Sample size is the number of participants or observations included in a study. It is a portion of the population selected to be representative of the whole.
2. Why is determining sample size important?
It’s crucial for ensuring that the results of a study are statistically significant and reliable. A sample that’s too small may lead to inconclusive results, while one that’s too large wastes resources.
3. What if I don’t know the population standard deviation (σ)?
If σ is unknown, you have a few options: 1) Conduct a small pilot study to estimate it. 2) Use the standard deviation from previous research on a similar topic. 3) For some types of data, you can estimate it. For example, for a scale from 1 to 10, you can estimate σ as (range/4).
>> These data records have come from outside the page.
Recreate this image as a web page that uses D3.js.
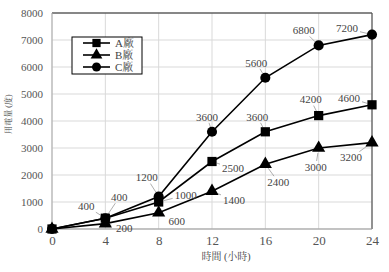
<!DOCTYPE html>
<html>
<head>
<meta charset="utf-8">
<script src="https://cdn.jsdelivr.net/npm/d3@7"></script>
<style>
  body { margin: 0; background: #fff; }
  text { font-family: "Liberation Serif", "Noto Serif CJK TC", "Noto Sans CJK TC", serif; }
</style>
</head>
<body>
<div id="chart"></div>
<script>
var hours = [0, 4, 8, 12, 16, 20, 24];
var factoryA = [0, 400, 1000, 2500, 3600, 4200, 4600];
var factoryB = [0, 200, 600, 1400, 2400, 3000, 3200];
var factoryC = [0, 400, 1200, 3600, 5600, 6800, 7200];
var seriesNames = ["A廠", "B廠", "C廠"];
var yTicks = [0, 1000, 2000, 3000, 4000, 5000, 6000, 7000, 8000];

// label offsets (px) from each point
var offA = [null, [-19, -12], [27, -7], [21, 7], [-8, -15], [-8, -16], [-23, -7]];
var offB = [null, [19, 5], [18, 8], [22, 9], [13, 18], [-3, 19], [-21, 15]];
var offC = [null, [14, -21], [-12, -19], [-5, -15], [-9, -15], [-15, -15], [-25, -6]];

var width = 389, height = 272;
var plotL = 52, plotR = 372, plotT = 13, plotB = 229;

var svg = d3.select("#chart").append("svg")
    .attr("width", width)
    .attr("height", height);

var x = d3.scaleLinear().domain([0, 24]).range([plotL, plotR]);
var y = d3.scaleLinear().domain([0, 8000]).range([plotB, plotT]);

// grid
svg.append("g").selectAll("line").data(yTicks).enter().append("line")
  .attr("x1", plotL).attr("x2", plotR)
  .attr("y1", function(d) { return y(d); }).attr("y2", function(d) { return y(d); })
  .attr("stroke", "#d9d9d9").attr("stroke-width", 1);
svg.append("g").selectAll("line").data(hours).enter().append("line")
  .attr("y1", plotT).attr("y2", plotB)
  .attr("x1", function(d) { return x(d); }).attr("x2", function(d) { return x(d); })
  .attr("stroke", "#d9d9d9").attr("stroke-width", 1);

// frame
svg.append("line").attr("x1", plotL).attr("x2", plotR).attr("y1", plotT).attr("y2", plotT)
  .attr("stroke", "#222").attr("stroke-width", 1.2);
svg.append("line").attr("x1", plotR).attr("x2", plotR).attr("y1", plotT).attr("y2", plotB)
  .attr("stroke", "#555").attr("stroke-width", 1.2);
svg.append("line").attr("x1", plotL).attr("x2", plotL).attr("y1", plotT).attr("y2", plotB)
  .attr("stroke", "#aaa").attr("stroke-width", 1);
svg.append("line").attr("x1", plotL).attr("x2", plotR).attr("y1", plotB).attr("y2", plotB)
  .attr("stroke", "#999").attr("stroke-width", 1);

// axes
var yAxis = svg.append("g").attr("transform", "translate(" + plotL + ",0)")
  .call(d3.axisLeft(y).tickValues(yTicks).tickSize(0).tickPadding(9).tickFormat(d3.format("d")));
var xAxis = svg.append("g").attr("transform", "translate(0," + plotB + ")")
  .call(d3.axisBottom(x).tickValues(hours).tickSize(0).tickPadding(7));
[yAxis, xAxis].forEach(function(a) {
  a.select(".domain").remove();
  a.selectAll("text").attr("fill", "#555").style("font-size", "11px")
    .style("font-family", "'Liberation Serif', serif");
});
xAxis.selectAll("text").style("font-size", "13px");

svg.append("text")
  .attr("transform", "translate(11,114) rotate(-90)")
  .attr("text-anchor", "middle")
  .attr("fill", "#444")
  .style("font-size", "8px")
  .text("用電量 (度)");

svg.append("text")
  .attr("x", 226).attr("y", 260)
  .attr("text-anchor", "middle")
  .attr("fill", "#444")
  .style("font-size", "10px")
  .text("時間 (小時)");

var series = [
  { name: seriesNames[0], values: factoryA, offs: offA, shape: d3.symbolSquare, size: 85 },
  { name: seriesNames[1], values: factoryB, offs: offB, shape: d3.symbolTriangle, size: 75 },
  { name: seriesNames[2], values: factoryC, offs: offC, shape: d3.symbolCircle, size: 80 }
];

var line = d3.line()
  .x(function(d) { return x(d[0]); })
  .y(function(d) { return y(d[1]); });

series.forEach(function(s) {
  var pts = hours.map(function(h, i) { return [h, s.values[i]]; });
  svg.append("path").datum(pts)
    .attr("d", line)
    .attr("fill", "none").attr("stroke", "#000").attr("stroke-width", 1.6);
});

// leader lines and labels
series.forEach(function(s) {
  hours.forEach(function(h, i) {
    var o = s.offs[i];
    if (!o) return;
    var px = x(h), py = y(s.values[i]);
    var lx = px + o[0], ly = py + o[1];
    var hw = 13, hh = 6;
    var dx = px - lx, dy = py - ly;
    var t = Math.min(dx ? hw / Math.abs(dx) : 99, dy ? hh / Math.abs(dy) : 99);
    var sx = lx + dx * t, sy = ly + dy * t;
    var len = Math.sqrt(dx * dx + dy * dy);
    var ex = px - dx / len * 5, ey = py - dy / len * 5;
    if ((ex - sx) * dx + (ey - sy) * dy > 0) {
      svg.append("line")
        .attr("x1", sx).attr("y1", sy).attr("x2", ex).attr("y2", ey)
        .attr("stroke", "#999").attr("stroke-width", 0.8);
    }
    svg.append("text")
      .attr("x", lx).attr("y", ly)
      .attr("dy", "0.35em")
      .attr("text-anchor", "middle")
      .attr("fill", "#444")
      .style("font-size", "11px")
      .text(s.values[i]);
  });
});

// markers
series.forEach(function(s) {
  svg.append("g").selectAll("path")
    .data(hours.map(function(h, i) { return [h, s.values[i]]; }))
    .enter().append("path")
    .attr("d", d3.symbol().type(s.shape).size(s.size))
    .attr("transform", function(d) { return "translate(" + x(d[0]) + "," + y(d[1]) + ")"; })
    .attr("fill", "#000");
});

// legend
var lg = svg.append("g").attr("transform", "translate(72,37)");
lg.append("rect").attr("width", 70).attr("height", 37)
  .attr("fill", "#fff").attr("stroke", "#000").attr("stroke-width", 1);
series.forEach(function(s, i) {
  var yy = 6 + i * 12;
  lg.append("line").attr("x1", 11).attr("x2", 38).attr("y1", yy).attr("y2", yy)
    .attr("stroke", "#000").attr("stroke-width", 1.6);
  lg.append("path").attr("d", d3.symbol().type(s.shape).size(s.size * 0.8))
    .attr("transform", "translate(24.5," + yy + ")").attr("fill", "#000");
  lg.append("text").attr("x", 43).attr("y", yy).attr("dy", "0.35em")
    .attr("fill", "#444").style("font-size", "11px").text(s.name);
});
</script>
</body>
</html>
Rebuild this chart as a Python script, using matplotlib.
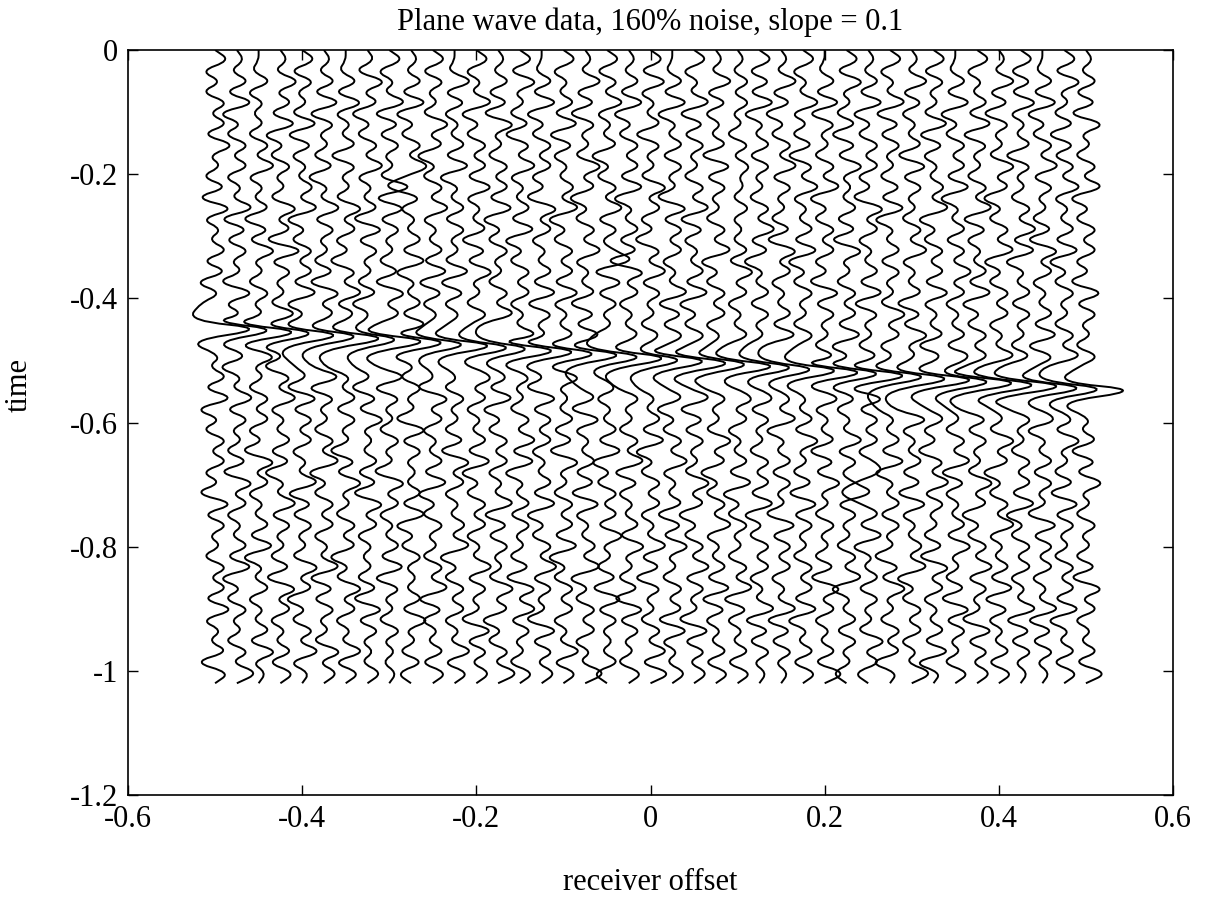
import numpy as np
import matplotlib
matplotlib.use("Agg")
import matplotlib.pyplot as plt
from matplotlib.path import Path
from matplotlib.patches import PathPatch

plt.rcParams["font.family"] = "Liberation Serif"
plt.rcParams["font.size"] = 22
plt.rcParams["axes.unicode_minus"] = False

# receiver offsets of the 41 traces
offsets = [-0.5 + 0.025 * k for k in range(41)]
spacing = 0.025
t_end = -1.02

# background noise, one string per trace: extrema read top to bottom,
# digit 4 = trace centre, one step = 0.35 trace spacing (curve control points)
noise = [
    "4625263627352617253626152637253627152636251726352636272536164",
    "4536271526362537162635172536261537263526173625362715263526374",
    "4436253526372536162735263516273526362517362536271536253627354",
    "4537362715263527361826352736251637253626153726352617362536264",
    "4626352716253637152636271536263517263625371626352736152637254",
    "4536271635261537263526173625362716352637152636253716263527364",
    "4436272536163527362516372635271536263516273526361527362537264",
    "4527361526372536172635261537362516273536261736253526172635364",
    "4625371626352817263526173625362716352635173625362716352635354",
    "4536271526373062536271536271635263517263536271526353627352624",
    "4626352736152637253627162536263517362536271526352637162536264",
    "4437262536271536263527162536371526352617362536371526362537264",
    "4625371526362725361627352635261736253627152636253726351726364",
    "4536261735263627152635263716253627152636253716263527361526374",
    "4627352616372536271526362537261635263727153626352617372635264",
    "4436271526362517362536271635263517263625362715263726351726364",
    "4625362716253637152636272536162735362617352636271526362537264",
    "4537261635273615263725361627352636172536261725363715263625374",
    "4626372536152637263581726352617362536271526362735261726353624",
    "4536271526362715362607362536271526352637162536273526172635264",
    "4627253616352736251637263526173625362715263625372616352637274",
    "4436271536263517263625371626352736152637253616273526361725364",
    "4625371626352637162536271526362537162635273615263726351726364",
    "4537262536172635263715263625371626352736152637253627162536264",
    "4536363526364536353627362536263517362536271526352637162536264",
    "4626271536263526372615362635261737263526362715263625371626354",
    "4537261526372635261736253627163526371536263517263625371626354",
    "4625372526163725362715263526371625362735261726352636271536264",
    "4436271635263715263625172635263627253616273526352617362536274",
    "4627352616273536261735263627152636253726358263526371536263524",
    "4536271526362517362536271635263517263625620362715362635273624",
    "4625371626352627153626352736251637253627153626351627352636154",
    "4537262536172635263725361627352636172536261725363715263625374",
    "4626352716253637152636272536163527362516372635261736253627154",
    "4436271526362715362637362536271526352637162536273526172635264",
    "4625362716352637162536271526362537162635273615263726351726364",
    "4537261635273615263715263625371626352736152637253627162536264",
    "4626272536163526372715362635261737263526362715263625371626354",
    "4436271526372635261736253627163526371536263517263625371626354",
    "4627352616263725362715263526371625362735261726352636271536264",
    "4536261735263715263625172635263627253616273526352617362536274",
]

# plane wave event: time of the main (right) lobe on each trace
event_time = [-0.449, -0.451, -0.454, -0.456, -0.459, -0.461, -0.464, -0.466,
              -0.469, -0.471, -0.474, -0.476, -0.479, -0.481, -0.484, -0.486,
              -0.489, -0.491, -0.494, -0.496, -0.499, -0.501, -0.504, -0.506,
              -0.509, -0.511, -0.514, -0.516, -0.519, -0.521, -0.524, -0.526,
              -0.529, -0.531, -0.534, -0.536, -0.539, -0.541, -0.544, -0.546,
              -0.548]
event_amp = [1.15, 1.0, 1.1, 0.95, 1.05, 1.0, 1.1, 0.9, 1.05, 1.0, 0.95, 1.1,
             1.0, 0.9, 1.05, 1.0, 0.95, 1.05, 1.0, 1.1, 0.9, 1.0, 1.05, 0.95,
             1.1, 1.0, 0.95, 1.05, 1.1, 1.0, 1.15, 1.05, 1.1, 1.2, 1.05, 1.15,
             1.1, 1.2, 1.15, 1.1, 1.25]
# wavelet control points (time shift from main lobe, amplitude in trace spacings)
wave_dt = [0.013, 0.0, -0.02]
wave_amp = [-1.1, 2.2, -1.2]

fig = plt.figure(figsize=(12.09, 9.02), dpi=100)
ax = fig.add_axes([128 / 1209, 1 - 795 / 902, (1173 - 128) / 1209, (795 - 50) / 902])


def wiggle(ax, xs, ts):
    # smooth curve through the midpoints, extrema act as control points
    pts = np.column_stack([xs, ts])
    mids = (pts[:-1] + pts[1:]) / 2
    verts = [pts[0], mids[0]]
    codes = [Path.MOVETO, Path.LINETO]
    for k in range(1, len(pts) - 1):
        verts += [pts[k], mids[k]]
        codes += [Path.CURVE3, Path.CURVE3]
    verts.append(pts[-1])
    codes.append(Path.LINETO)
    ax.add_patch(PathPatch(Path(verts, codes), fill=False, ec="black", lw=1.4))


for x0, s, te, ea in zip(offsets, noise, event_time, event_amp):
    d = np.array([int(c) - 4 for c in s]) * 0.35
    tn = np.linspace(0, t_end, len(d))
    keep = (tn > te + 0.024) | (tn < te - 0.036)
    tt = np.concatenate([tn[keep], te + np.array(wave_dt)])
    dd = np.concatenate([d[keep], ea * np.array(wave_amp)])
    order = np.argsort(-tt)
    wiggle(ax, x0 + dd[order] * spacing, tt[order])

ax.set_xlim(-0.6, 0.6)
ax.set_ylim(-1.2, 0)
xt = [-0.6, -0.4, -0.2, 0, 0.2, 0.4, 0.6]
yt = [-1.2, -1.0, -0.8, -0.6, -0.4, -0.2, 0]
ax.set_xticks(xt)
ax.set_xticklabels(["-0.6", "-0.4", "-0.2", "0", "0.2", "0.4", "0.6"])
ax.set_yticks(yt)
ax.set_yticklabels(["-1.2", "-1", "-0.8", "-0.6", "-0.4", "-0.2", "0"])
ax.tick_params(direction="in", length=7, width=1, top=True, right=True, pad=7)
for sp in ax.spines.values():
    sp.set_linewidth(1.2)

ax.set_xlabel("receiver offset")
ax.xaxis.set_label_coords(0.5, -0.098)
ax.set_ylabel("time")
ax.yaxis.set_label_coords(-0.09, 0.55)
ax.text(0.5, 1.0376, "Plane wave data, 160% noise, slope = 0.1",
        transform=ax.transAxes, ha="center", va="center")

fig.savefig("out.png", dpi=100)
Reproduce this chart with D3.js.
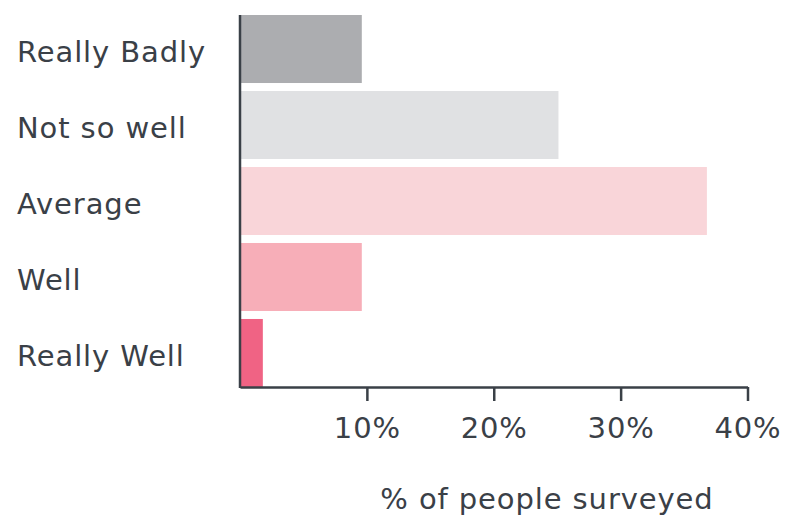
<!DOCTYPE html>
<html lang="en">
<head>
<meta charset="UTF-8">
<title></title>
<script src="https://d3js.org/d3.v7.min.js"></script>
<style>
	body{margin:0;background:#fff;}
	text{font-family:"DejaVu Sans", sans-serif;fill:#3a4047;letter-spacing:0.9px;}
</style>
</head>
<body>
<script>
	let categories=["Really Badly","Not so well","Average","Well","Really Well"];
	let values=[9.6,25.1,36.8,9.6,1.8];
	let colors=["#acadb0","#e0e1e3","#f9d5d9","#f7aeb8","#f06384"];
	let tickValues=[10,20,30,40];
	let axisTitle="% of people surveyed";

	let W=785,H=525;
	let x0=240,x1=747.5,yTop=15,yBot=387;
	let fs=29;
	var svg=d3.select("body").append("svg").attr("width",W).attr("height",H);

	let x=d3.scaleLinear().domain([0,40]).range([x0,x1]);
	let y=d3.scaleBand().domain(categories).range([yTop,yBot]).paddingInner(0.105).paddingOuter(0);

	svg.selectAll(".bar").data(categories).enter()
		.append("rect")
		.attr("class","bar")
		.attr("x",x(0))
		.attr("y",function(d){return y(d);})
		.attr("width",function(d,i){return x(values[i])-x(0);})
		.attr("height",y.bandwidth())
		.style("fill",function(d,i){return colors[i];});

	// category labels, left aligned
	svg.selectAll(".cat").data(categories).enter()
		.append("text")
		.attr("class","cat")
		.attr("x",17)
		.attr("y",function(d){return y(d)+y.bandwidth()/2;})
		.attr("dy","0.46em")
		.attr("font-size",fs+"px")
		.text(function(d){return d;});

	let xAxis=d3.axisBottom(x).tickValues(tickValues).tickSize(14).tickSizeOuter(0).tickPadding(16)
		.tickFormat(function(d){return d+"%";});
	let gx=svg.append("g").attr("transform","translate(0,"+yBot+")").call(xAxis);
	gx.select(".domain").style("stroke","#3a4047").style("stroke-width",2.5);
	gx.selectAll(".tick line").style("stroke","#3a4047").style("stroke-width",2.5);
	gx.selectAll(".tick text").attr("font-size",fs+"px").attr("font-family",null).style("fill","#3a4047");

	svg.append("line")
		.attr("x1",x0).attr("x2",x0)
		.attr("y1",yTop).attr("y2",yBot+1)
		.style("stroke","#3a4047").style("stroke-width",2.5);

	svg.append("text")
		.attr("x",547)
		.attr("y",509)
		.attr("text-anchor","middle")
		.attr("font-size",fs+"px")
		.text(axisTitle);
</script>
</body>
</html>
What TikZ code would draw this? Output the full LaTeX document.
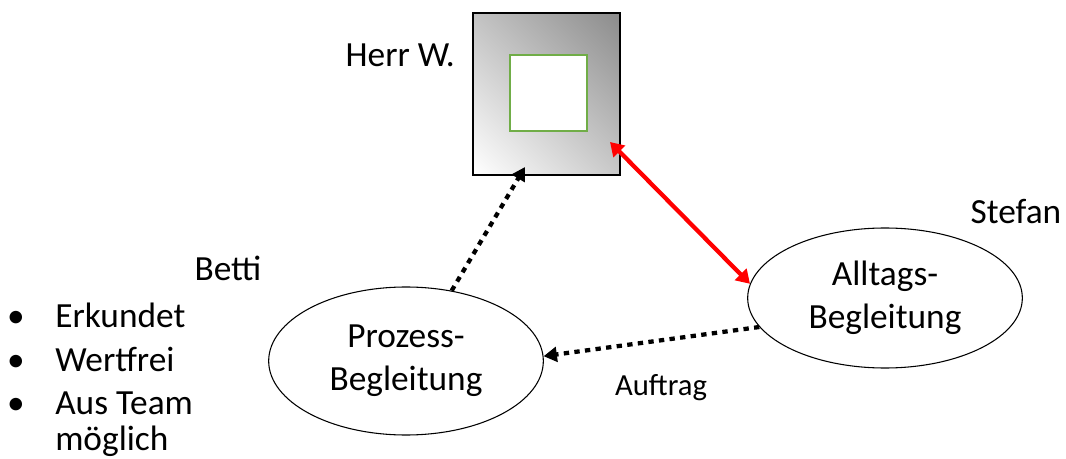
\documentclass[tikz,border=0pt]{standalone}
\usepackage{fontspec}
\setmainfont{Carlito}
\usetikzlibrary{arrows.meta,shapes.geometric}
\definecolor{framegreen}{HTML}{70AD47}
\definecolor{linkred}{HTML}{FF0000}
% soft diagonal fade for the person box
\pgfdeclareverticalshading{boxfade}{100bp}{color(0bp)=(white); color(15bp)=(white);
  color(85bp)=(black!45); color(100bp)=(black!45)}
\begin{document}
\begin{tikzpicture}[x=0.75pt,y=-0.75pt,
  lbl/.style={font=\fontsize{26.5}{32}\selectfont, inner sep=0pt},
  bubble/.style={draw, ellipse, line width=0.8pt, inner sep=0pt, align=center,
    font=\fontsize{26.5}{32}\selectfont, minimum width=206pt},
  dotlink/.style={line width=3.2pt, dash pattern=on 4pt off 4pt, -{Triangle[length=10pt,width=11pt]}},
  redlink/.style={linkred, line width=3.2pt, {Triangle[length=10pt,width=12pt]}-{Triangle[length=10pt,width=12pt]}}]
\useasboundingbox (0,0) rectangle (1066,459);

% person box with gradient and inner frame
\shade[shading=boxfade, shading angle=-45]
  (473,13) rectangle (620,175);
\draw[line width=1pt] (473,13) rectangle (620,175);
\node[draw=framegreen, fill=white, line width=1.3pt, minimum width=57.5pt, minimum height=57pt, inner sep=0pt]
  (inner) at (548.5,93) {};
\coordinate (boxbottom) at (525,167);
\coordinate (boxcorner) at (610,142);

\node[lbl, anchor=base east] (herr) at (455,67) {Herr W.};
\node[lbl, anchor=base] (stefan) at (1016,224) {Stefan};
\node[lbl, anchor=base] (betti) at (228,281) {Betti};

\node[bubble, minimum height=105pt] (alltag) at (885,298) {Alltags-\\Begleitung};
\node[bubble, minimum height=111pt] (prozess) at (406,361) {Prozess-\\Begleitung};

% connections
\draw[dotlink] (prozess.57) -- (boxbottom);
\draw[redlink] (boxcorner) -- (alltag.174);
\draw[dotlink] (alltag.193) -- (prozess.2);

\node[font=\fontsize{23}{27}\selectfont, inner sep=0pt, anchor=base] (auftrag) at (661,395) {Auftrag};

% bullet list
\node[lbl, anchor=base] (b1) at (16,327) {•};
\node[lbl, anchor=base west] (t1) at (55,327) {Erkundet};
\node[lbl, anchor=base] (b2) at (16,371) {•};
\node[lbl, anchor=base west] (t2) at (55,371) {Wertfrei};
\node[lbl, anchor=base] (b3) at (16,414) {•};
\node[lbl, anchor=base west] (t3) at (55,414) {Aus Team};
\node[lbl, anchor=base west] (t4) at (55,450) {möglich};
\end{tikzpicture}
\end{document}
4. What is the difference between confidence level and confidence interval?
The confidence level is the probability that the true population parameter lies within the confidence interval (e.g., 95%). The confidence interval is the actual range of values (e.g., a mean of 25 +/- 2).
5. Does population size matter?
For very large populations, the population size does not significantly affect the sample size. The formula used in this calculator assumes a large population. If you are sampling from a small, finite population, a correction factor might be needed, which would slightly reduce the required sample size.
6. What is a Z-score?
A Z-score indicates how many standard deviations an element is from the mean. In sample size calculations, the Z-score is a constant derived from the desired confidence level. For example, a 95% confidence level corresponds to a Z-score of 1.96. You can explore this further with a Z-score calculator.
7. Should I always round the calculated sample size up?
Yes. Since you cannot have a fraction of a participant or observation, you must always round the calculated sample size up to the next whole number to ensure you meet the minimum requirement.
8. Can I use this calculator for proportions (percentages)?
No, this specific calculator is for continuous data where you are estimating a mean. A different formula is used for calculating sample size for proportions. That formula uses an estimated proportion instead of a standard deviation.